= 1992 Mr. Olympia =

Bodybuilding competition held in Helsinki, Finland

The 1992 Mr. Olympia contest was an IFBB professional bodybuilding competition held on September 12, 1992, at the Helsinki Ice Hall in Helsinki, Finland. Dorian Yates won his first of six straight Mr. Olympia titles.

==Results==
The total prize money awarded was $275,000.

| Place | Prize | Name |
|---|---|---|
| 1 | $100,000 | United Kingdom Dorian Yates |
| 2 | $50,000 | USA Kevin Levrone |
| 3 | $30,000 | USA Lee Labrada |
| 4 | $25,000 | USA Shawn Ray |
| 5 | $15,000 | Algeria Mohammed Benaziza |
| 6 | $12,000 | USA Vince Taylor |
| 7 | $8,000 | Australia Sonny Schmidt |
| 8 | $7,000 | USA Porter Cottrell |
| 9 | $6,000 | USA Ron Love |
| 10 | $5,000 | France Thierry Pastel |
| 11 |  | Canada Steve Brisbois |
| 12 |  | USA Lou Ferrigno |
| 13 |  | USA Alq Gurley |
| 14 |  | Canada Henderson Thorne |
| 15 |  | France Francis Benfatto |
| 16 |  | Lebanon Samir Bannout |
| 16 |  | USA Ronnie Coleman |
| 16 |  | Poland Mirosław Daszkiewicz |
| 16 |  | USA Jose Guzman |
| 16 |  | Finland Juhani Herranen |
| 16 |  | Barbados Patrick Nicholls |
| 16 |  | Yugoslavia Milos Sarcev |

==Notable events==
- Ronnie Coleman, a future eight-time champion, made his Mr.

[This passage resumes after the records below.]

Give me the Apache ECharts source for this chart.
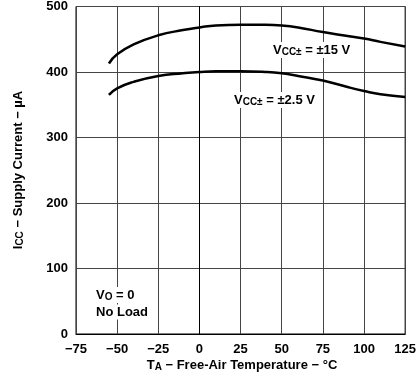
<!DOCTYPE html>
<html>
<head>
<meta charset="utf-8">
<script src="https://cdn.jsdelivr.net/npm/echarts@6/dist/echarts.min.js"></script>
<style>
  html, body { margin: 0; padding: 0; background: #fff; }
  #chart { width: 419px; height: 376px; }
</style>
</head>
<body>
<div id="chart"></div>
<script>
// free-air temperature (°C)
var temps = [-55, -50, -40, -25, -10, 0, 10, 25, 40, 50, 60, 75, 90, 100, 110, 125];
// supply current (uA), Vcc = +-15 V
var icc15 = [413, 427, 442, 456, 464, 468, 471, 472, 472, 471, 468, 461, 455, 451, 446, 439];
// supply current (uA), Vcc = +-2.5 V
var icc25 = [365, 375, 385, 394, 398, 400, 401, 401, 400, 398, 394, 387, 377, 371, 366, 362];

var xTicks = [-75, -50, -25, 0, 25, 50, 75, 100, 125];
var yTicks = [0, 100, 200, 300, 400, 500];

function pairs(xs, ys) {
  var out = [];
  for (var i = 0; i < xs.length; i++) {
    out.push([xs[i], ys[i]]);
  }
  return out;
}

var chart = echarts.init(document.getElementById('chart'), null, { renderer: 'canvas' });

var font = 'Liberation Sans, Arial, sans-serif';
var subStyle = { fontSize: 10, fontWeight: 'bold', fontFamily: font, fill: '#000', verticalAlign: 'bottom', padding: [4, 0, 0, 0] };

function label(text, x, y, align) {
  return {
    type: 'text',
    x: x,
    y: y,
    z: 10,
    style: {
      text: text,
      align: align || 'left',
      verticalAlign: 'middle',
      fontSize: 13,
      fontWeight: 'bold',
      fontFamily: font,
      fill: '#000',
      backgroundColor: '#fff',
      padding: [1, 2, 1, 2],
      rich: { sub: subStyle }
    }
  };
}

var option = {
  animation: false,
  grid: { left: 76, right: 11, top: 3, bottom: 42, show: true, borderColor: '#000', borderWidth: 1 },
  xAxis: {
    type: 'value',
    min: xTicks[0],
    max: xTicks[xTicks.length - 1],
    interval: 25,
    axisLine: { show: true, onZero: false, lineStyle: { color: '#000', width: 1 } },
    axisTick: { show: false },
    axisLabel: {
      margin: 9,
      fontSize: 13,
      fontWeight: 'bold',
      fontFamily: font,
      color: '#000',
      formatter: function(v) { return v < 0 ? '\u2212' + (-v) : String(v); }
    },
    splitLine: { show: true, lineStyle: { color: '#444', width: 1 } }
  },
  yAxis: {
    type: 'value',
    min: yTicks[0],
    max: yTicks[yTicks.length - 1],
    interval: 100,
    axisLine: { show: true, lineStyle: { color: '#000', width: 1 } },
    axisTick: { show: false },
    axisLabel: { margin: 8, fontSize: 13, fontWeight: 'bold', fontFamily: font, color: '#000' },
    splitLine: { show: true, lineStyle: { color: '#444', width: 1 } }
  },
  series: [
    {
      name: '15V',
      type: 'line',
      data: pairs(temps, icc15),
      smooth: 0.5,
      symbol: 'none',
      lineStyle: { color: '#000', width: 2.5 },
      z: 5
    },
    {
      name: '2.5V',
      type: 'line',
      data: pairs(temps, icc25),
      smooth: 0.5,
      symbol: 'none',
      lineStyle: { color: '#000', width: 2.5 },
      z: 5
    }
  ],
  graphic: [
    label('V{sub|CC\u00b1} = \u00b115 V', 271, 50),
    label('V{sub|CC\u00b1} = \u00b12.5 V', 232, 100),
    label('V{sub|O} = 0', 94, 295),
    label('No Load', 94, 312),
    {
      type: 'text',
      x: 242,
      y: 365,
      style: {
        text: 'T{sub|A} \u2212 Free-Air Temperature \u2212 \u00b0C',
        align: 'center',
        verticalAlign: 'middle',
        fontSize: 13,
        fontWeight: 'bold',
        fontFamily: font,
        fill: '#000',
        rich: { sub: subStyle }
      }
    },
    {
      type: 'text',
      x: 18,
      y: 170,
      rotation: Math.PI / 2,
      style: {
        text: 'I{sub|CC} \u2212 Supply Current \u2212 \u00b5A',
        align: 'center',
        verticalAlign: 'middle',
        fontSize: 13,
        fontWeight: 'bold',
        fontFamily: font,
        fill: '#000',
        rich: { sub: subStyle }
      }
    }
  ]
};

chart.setOption(option);
</script>
</body>
</html>
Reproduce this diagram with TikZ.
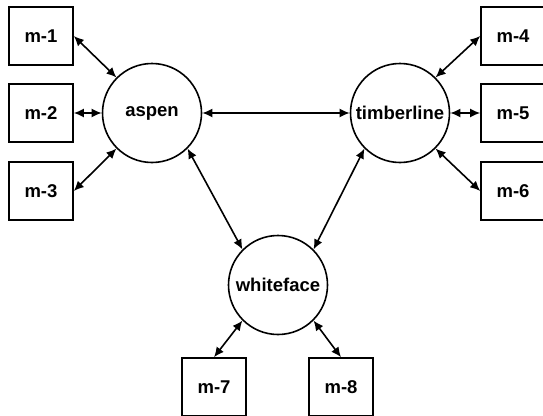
\documentclass[tikz,border=0pt]{standalone}
\usepackage{fontspec}
\setmainfont{Liberation Sans}
\usetikzlibrary{arrows.meta}
\tikzset{
  mbox/.style={rectangle, draw, line width=1.6pt, minimum width=64pt,
               minimum height=58pt, inner sep=0pt, font=\fontsize{18.5}{22}\selectfont\bfseries},
  site/.style={circle, draw, line width=1.6pt, minimum size=99pt, inner sep=0pt,
               font=\fontsize{18.5}{22}\selectfont\bfseries},
  link/.style={{Latex[length=10pt,width=9pt]}-{Latex[length=10pt,width=9pt]}, line width=1.6pt}
}
\begin{document}
\begin{tikzpicture}[x=1pt, y=-1pt]
  \useasboundingbox (0,0) rectangle (543,415);
  % sites
  \node[site] (aspen)      at (152,113) {aspen};
  \node[site] (timberline) at (400,113) {timberline};
  \node[site] (whiteface)  at (278,285) {whiteface};
  % machines
  \node[mbox] (m1) at (41,36)   {m-1};
  \node[mbox] (m2) at (41,113)  {m-2};
  \node[mbox] (m3) at (41,191)  {m-3};
  \node[mbox] (m4) at (513,36)  {m-4};
  \node[mbox] (m5) at (513,113) {m-5};
  \node[mbox] (m6) at (513,191) {m-6};
  \node[mbox] (m7) at (214,387) {m-7};
  \node[mbox] (m8) at (341,387) {m-8};
  % links
  \draw[link] (aspen) -- (timberline);
  \draw[link] (aspen.-45) -- (whiteface.135);
  \draw[link] (timberline.225) -- (whiteface.45);
  \draw[link] (m1.east) -- (aspen.135);
  \draw[link] (m2.east) -- (aspen.west);
  \draw[link] (m3.east) -- (aspen.225);
  \draw[link] (m4.west) -- (timberline.45);
  \draw[link] (m5.west) -- (timberline.east);
  \draw[link] (m6.west) -- (timberline.-45);
  \draw[link] (m7.north) -- (whiteface.225);
  \draw[link] (m8.north) -- (whiteface.-45);
\end{tikzpicture}
\end{document}
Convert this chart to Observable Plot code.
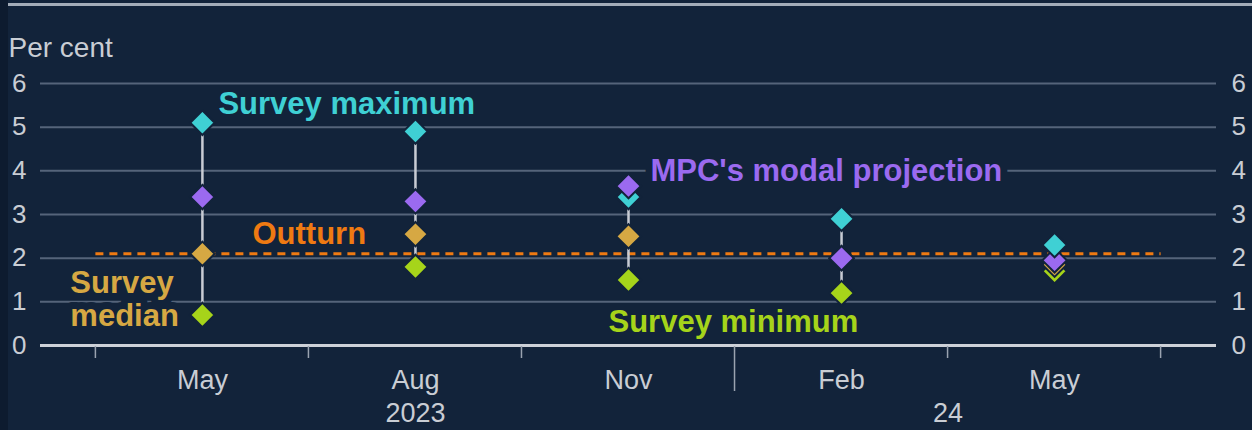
<!DOCTYPE html>
<html>
<head>
<meta charset="utf-8">
<script src="https://cdn.jsdelivr.net/npm/d3@7"></script>
<script src="https://cdn.jsdelivr.net/npm/@observablehq/plot@0.6"></script>
<style>
  html, body { margin: 0; padding: 0; background: #12233a; }
  #wrap { position: relative; width: 1252px; height: 430px; background: #12233a; overflow: hidden; }
  #strip { position: absolute; left: 0; top: 0; width: 8px; height: 430px; background: #0d1b2f; }
  #topline { position: absolute; left: 8px; top: 3px; width: 1244px; height: 3px; background: #a3acb8; }
  #chart { position: absolute; left: 0; top: 0; }
  svg { font-family: "Liberation Sans", Arial, sans-serif; }
</style>
</head>
<body>
<div id="wrap"><div id="strip"></div><div id="topline"></div><div id="chart"></div></div>
<script>
// ---- data ----
const quarters = ["May", "Aug", "Nov", "Feb", "May"];
const yearLabels = ["2023", "24"];
const yearAt = [1, 3.5];
const surveyMax = [5.1, 4.9, 3.4, 2.9, 2.3];
const mpcModal = [3.4, 3.3, 3.65, 2.0, 1.95];
const surveyMedian = [2.1, 2.55, 2.5, 2.0, 1.85];
const surveyMin = [0.7, 1.8, 1.5, 1.2, 1.7];
const outturn = 2.1;
const yTicks = [0, 1, 2, 3, 4, 5, 6];
const seriesNames = ["Survey minimum", "Survey median", "MPC's modal projection", "Survey maximum"];

// ---- styles ----
const bg = "#12233a";
const colors = {
  "Survey maximum": "#3fd0d4",
  "MPC's modal projection": "#9b6af0",
  "Survey median": "#d6a843",
  "Survey minimum": "#a6d41a"
};
const outturnColor = "#ef7a12";
const textGrey = "#c9cdd4";

// long table, sorted so higher values sit on top
const idx = quarters.map((_, i) => i);
const seriesValues = {
  "Survey minimum": surveyMin,
  "Survey median": surveyMedian,
  "MPC's modal projection": mpcModal,
  "Survey maximum": surveyMax
};
const points = [];
seriesNames.forEach((s, k) => idx.forEach(i => points.push({i, v: seriesValues[s][i], s, k})));
points.sort((a, b) => a.v - b.v || a.k - b.k);

// annotation placement (data space); "halo" labels knock out the gridline behind them
const labels = [
  {text: "Survey maximum", x: 0.075, y: 5.54, s: "Survey maximum", halo: false},
  {text: "MPC's modal projection", x: 2.103, y: 4.0, s: "MPC's modal projection", halo: true},
  {text: "Outturn", x: 0.235, y: 2.56, c: outturnColor, halo: false},
  {text: "Survey minimum", x: 1.906, y: 0.55, s: "Survey minimum", halo: false},
  {text: "Survey\nmedian", x: -0.62, y: 1.065, s: "Survey median", halo: true}
];

const boundaries = [-0.5, 0.5, 1.5, 2.5, 3.5, 4.5];
const labelStyle = {
  x: "x", y: "y", text: "text", textAnchor: "start", lineAnchor: "middle",
  fill: d => d.c || colors[d.s], fontSize: 31, fontWeight: "bold", lineHeight: 1.065
};

const chart = Plot.plot({
  width: 1252,
  height: 430,
  marginLeft: 40,
  marginRight: 36,
  marginTop: 83,
  marginBottom: 85,
  style: {background: "transparent", color: textGrey, fontFamily: "Liberation Sans, Arial, sans-serif"},
  x: {type: "linear", domain: [-0.76, 4.76], axis: null},
  y: {type: "linear", domain: [0, 6], axis: null},
  marks: [
    Plot.ruleY(yTicks.filter(d => d > 0), {stroke: "#55647a", strokeWidth: 2}),
    Plot.ruleY([outturn], {x1: boundaries[0], x2: boundaries[boundaries.length - 1], stroke: outturnColor, strokeWidth: 3, strokeDasharray: "8,6"}),
    Plot.text(labels.filter(d => d.halo), {...labelStyle, stroke: bg, strokeWidth: 14}),
    Plot.text(labels.filter(d => !d.halo), labelStyle),
    Plot.ruleY([0], {stroke: "#cdd1d8", strokeWidth: 3}),
    Plot.ruleX(idx, {x: d => d, y1: d => surveyMin[d], y2: d => surveyMax[d], stroke: "#c8ccd4", strokeWidth: 2.5}),
    Plot.dot(points, {x: "i", y: "v", symbol: "diamond2", r: 11, fill: d => colors[d.s], stroke: bg, strokeWidth: 2}),
    // month labels
    Plot.text(idx, {x: d => d, frameAnchor: "bottom", lineAnchor: "middle", dy: 35, text: d => quarters[d], fill: textGrey, fontSize: 27}),
    // year labels
    Plot.text(yearLabels, {x: (d, j) => yearAt[j], frameAnchor: "bottom", lineAnchor: "middle", dy: 68, text: d => d, fill: textGrey, fontSize: 27}),
    // y labels left & right
    Plot.text(yTicks, {y: d => d, frameAnchor: "left", lineAnchor: "middle", dx: -14, textAnchor: "end", text: d => String(d), fill: textGrey, fontSize: 26}),
    Plot.text(yTicks, {y: d => d, frameAnchor: "right", lineAnchor: "middle", dx: 15, textAnchor: "start", text: d => String(d), fill: textGrey, fontSize: 26}),
    Plot.text(["Per cent"], {frameAnchor: "top-left", lineAnchor: "middle", dx: -32, dy: -35, textAnchor: "start", text: d => d, fill: textGrey, fontSize: 28})
  ]
});

// x tick lines below the axis, positioned through the plot's scales
const xs = chart.scale("x"), ys = chart.scale("y");
const svg = d3.select(chart);
const y0 = ys.apply(0);
svg.append("g").selectAll("line").data(boundaries).join("line")
  .attr("x1", d => xs.apply(d)).attr("x2", d => xs.apply(d))
  .attr("y1", y0 + 1).attr("y2", d => y0 + (d === 2.5 ? 46 : 13))
  .attr("stroke", "#9aa3b0").attr("stroke-width", 1.5);

document.getElementById("chart").appendChild(chart);
</script>
</body>
</html>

Olympia debut. He did not place.
- Kevin Levrone also debuted and finished second.
- Lou Ferrigno returned to the Olympia at 41 after a record 17 years away.
- Lee Haney, eight-time Mr. Olympia, had retired that summer.
- This was the last Mr. Olympia, to date, to be staged outside the USA.